Apply in a CSV file to multiple databases

application-designcsvimportupdate

Recently, I have been working with a client whom has asked us to provide their dataset for use in a mobile application we are making for them. The requirements for this project include the ability to update the local dataset on the mobile devices with any changes that our client delivers to us. The local databases are to be stored in sqlite according to the mobile device standard.

The Problems:

  1. The Dataset: Our clients can only deliver to us an entire dump of their database in CSV format. We must be able to apply only the changes between the new CSV and our existing databases without causing duplicate entries or stale data.
  2. The Delivery: Only the changes to the dataset may be sent to the mobile databases. Resending of the entire database is too expensive.

Approach:

Currently, the solution we are looking into involves using one of our backend MySQL servers to maintain a backup of database stored on the mobile sqlite databases. When a new dataset arrives, we were planning to make a new database with the new data, and then to be able to use diff and patch linux commands to update the server side data. However, with this approach, knowing what or how to update in the mobile phone's local databases gives us some issues. I am currently unaware of any way to use the patching or the diff file from MySQL in either the Android or iOS environments.

Ideal Approach:

Preferably, when we receive the entirely new dataset, we would like to be able to detect just the changes in the new CSV against the current state of the database. Then, with this list of changes, we would generate INSERT/UPDATE/DELETE statements that would be able to apply each of the changes to both the MySQL and sqlite databases. We would store a list of each of the INSERT/UPDATE/DELETE statements along with a the date updated so that upon request each of the phones can be updated accordingly to the newest data.

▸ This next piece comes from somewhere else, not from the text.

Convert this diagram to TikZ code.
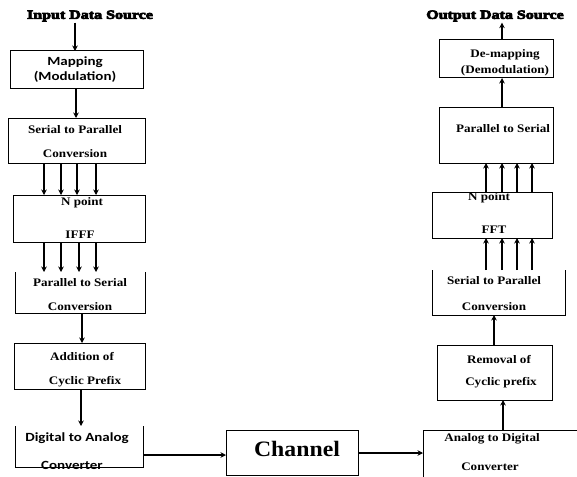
\documentclass[tikz,border=0pt]{standalone}
\usepackage{fontspec}
\usetikzlibrary{arrows.meta}
\newfontfamily\boxfont{Liberation Serif}[FakeStretch=1.14,BoldFeatures={FakeStretch=1.14}]
\newfontfamily\sansbox{Carlito}[FakeStretch=1.2,BoldFeatures={FakeStretch=1.2}]
\newfontfamily\titlefont{Liberation Serif}[FakeStretch=1.28,FakeBold=6,BoldFeatures={FakeStretch=1.28,FakeBold=6}]
\newfontfamily\chanfont{Liberation Serif}[BoldFeatures={FakeStretch=1.08}]
\tikzset{
  box/.style={draw, line width=1pt, inner sep=0pt, outer sep=0pt},
  openbox/.style={inner sep=0pt, outer sep=0pt},
  lbl/.style={inner sep=0pt, font=\boxfont\bfseries\fontsize{11.5}{12}\selectfont},
  slbl/.style={inner sep=0pt, font=\sansbox\bfseries\fontsize{12.5}{13}\selectfont},
  ttl/.style={inner sep=1pt, font=\titlefont\bfseries\fontsize{12.5}{13}\selectfont},
  arr/.style={line width=1.2pt, -{Stealth[length=5.5pt,width=5.5pt]}}
}
\begin{document}
\begin{tikzpicture}[x=1pt,y=-1pt]
\clip (0,0) rectangle (577,476);
\useasboundingbox (0,0) rectangle (577,476);
% titles
\node[ttl] (in) at (90,16) {Input Data Source};
\node[ttl] (out) at (495,16) {Output Data Source};
% left column boxes
\node[box, minimum width=133pt, minimum height=38pt] (map) at (76.5,70) {};
\node[box, minimum width=137pt, minimum height=45pt] (sp1) at (76.5,140.5) {};
\node[box, minimum width=132pt, minimum height=47pt] (ifft) at (79,218.5) {};
\node[openbox, minimum width=130pt, minimum height=41pt] (ps1) at (80,292.5) {};
\draw[line width=1pt] (ps1.north west) -- (ps1.south west) -- (ps1.south east) -- (ps1.north east);
\node[box, minimum width=131pt, minimum height=46pt] (add) at (79.5,366) {};
\node[openbox, minimum width=128pt, minimum height=41pt] (dac) at (79,446.5) {};
\draw[line width=1pt] (dac.north west) -- (dac.south west) -- (dac.south east) -- (dac.north east);
% channel
\node[box, minimum width=132pt, minimum height=45pt] (chan) at (292,452.5) {};
% right column boxes
\node[box, minimum width=162pt, minimum height=55pt] (adc) at (504,457.5) {};
\node[box, minimum width=115pt, minimum height=55pt] (rem) at (494.5,372.5) {};
\node[openbox, minimum width=133pt, minimum height=45pt] (sp2) at (498.5,292.5) {};
\draw[line width=1pt] (sp2.north west) -- (sp2.south west) -- (sp2.south east) -- (sp2.north east);
\node[box, minimum width=120pt, minimum height=46pt] (fft) at (492,215) {};
\node[box, minimum width=114pt, minimum height=56pt] (ps2) at (496,135) {};
\node[box, minimum width=114pt, minimum height=38pt] (demap) at (496,59) {};
% labels left
\node[slbl] (mapa) at (75,62) {Mapping};
\node[slbl] (mapb) at (75,77) {(Modulation)};
\node[lbl] (sp1a) at (75,130) {Serial to Parallel};
\node[lbl] (sp1b) at (75,154) {Conversion};
\node[lbl] (iffta) at (82,203) {N point};
\node[lbl] (ifftb) at (80,235) {IFFF};
\node[lbl] (ps1a) at (80,283) {Parallel to Serial};
\node[lbl] (ps1b) at (80,307) {Conversion};
\node[lbl] (adda) at (82,357) {Addition of};
\node[lbl] (addb) at (85,382) {Cyclic Prefix};
\node[slbl] (daca) at (77,438) {Digital to Analog};
\node[slbl] (dacb) at (72,465) {Converter};
\node[inner sep=0pt, font=\chanfont\bfseries\fontsize{22}{24}\selectfont] (chant) at (297,449) {Channel};
% labels right
\node[lbl] (dema) at (505,55) {De-mapping};
\node[lbl] (demb) at (505,71) {(Demodulation)};
\node[lbl] (ps2a) at (503,129) {Parallel to Serial};
\node[lbl] (ffta) at (489,198) {N point};
\node[lbl] (fftb) at (494,230) {FFT};
\node[lbl] (sp2a) at (494,281) {Serial to Parallel};
\node[lbl] (sp2b) at (494,307) {Conversion};
\node[lbl] (rema) at (499,360) {Removal of};
\node[lbl] (remb) at (501,383) {Cyclic prefix};
\node[lbl] (adca) at (492,439) {Analog to Digital};
\node[lbl] (adcb) at (490,467) {Converter};
% arrows left
\draw[arr] (in.south -| 75,0) -- (map.north -| 75,0);
\draw[arr] (map.south -| 76,0) -- (sp1.north -| 76,0);
\foreach \x in {44,61,77,96} \draw[arr] (sp1.south -| \x,0) -- (ifft.north -| \x,0);
\foreach \x in {44,61,79,96} \draw[arr] (ifft.south -| \x,0) -- (ps1.north -| \x,0);
\draw[arr] (ps1.south -| 82,0) -- (add.north -| 82,0);
\draw[arr] (add.south -| 81,0) -- (dac.north -| 81,0);
\draw[arr] (dac.east |- 0,455) -- (chan.west |- 0,455);
\draw[arr] (chan.east |- 0,453) -- (adc.west |- 0,453);
% arrows right
\draw[arr] (adc.north -| 503,0) -- (rem.south -| 503,0);
\draw[arr] (rem.north -| 494,0) -- (sp2.south -| 494,0);
\foreach \x in {486,502,517,532} \draw[arr] (sp2.north -| \x,0) -- (fft.south -| \x,0);
\foreach \x in {486,502,517,532} \draw[arr] (fft.north -| \x,0) -- (ps2.south -| \x,0);
\draw[arr] (ps2.north -| 502,0) -- (demap.south -| 502,0);
\draw[arr] (demap.north -| 502,0) -- (out.south -| 502,0);
\end{tikzpicture}
\end{document}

However, I am also currently unaware of a way to detect changes from a new CSV to an existing database which makes constructing INSERT/UPDATE/DELETE statements difficult.

The Questions:

  1. What is the best way to get the changes between the CSV file and our current database implementation in a portable and meaningful format?
  2. What is the preferred method for cascading such changes from our server side database to the phone's local databases?

I am currently seeking any advice for either improvements to our design or proposed implementation. I feel like I can't be the first person to try and reflect changes to a CSV in a database or synchronize changes in a server side database to a local offline database.

Thank you everyone in advance for your help. I look forward to hearing alternative approaches to this problem.

Best Answer

Load the CSV file into a "staging" table. From there you can easily do the UPDATE/INSERT/DELETE in a single statement for each one

Something along the lines:

update real_table
  set ...
where exists (select 1 from staging_table where ...)

insert into ...
select 
from stage_table
  left join real_table 
where real_table.some_col is NULL

delete real_table
where not exists (select 1 from staging_table)

Then delete the data from the staging table.

Probably the fastest way to do it. The only drawback is that you have the data for one table twice in the database (until it is deleted from the staging table).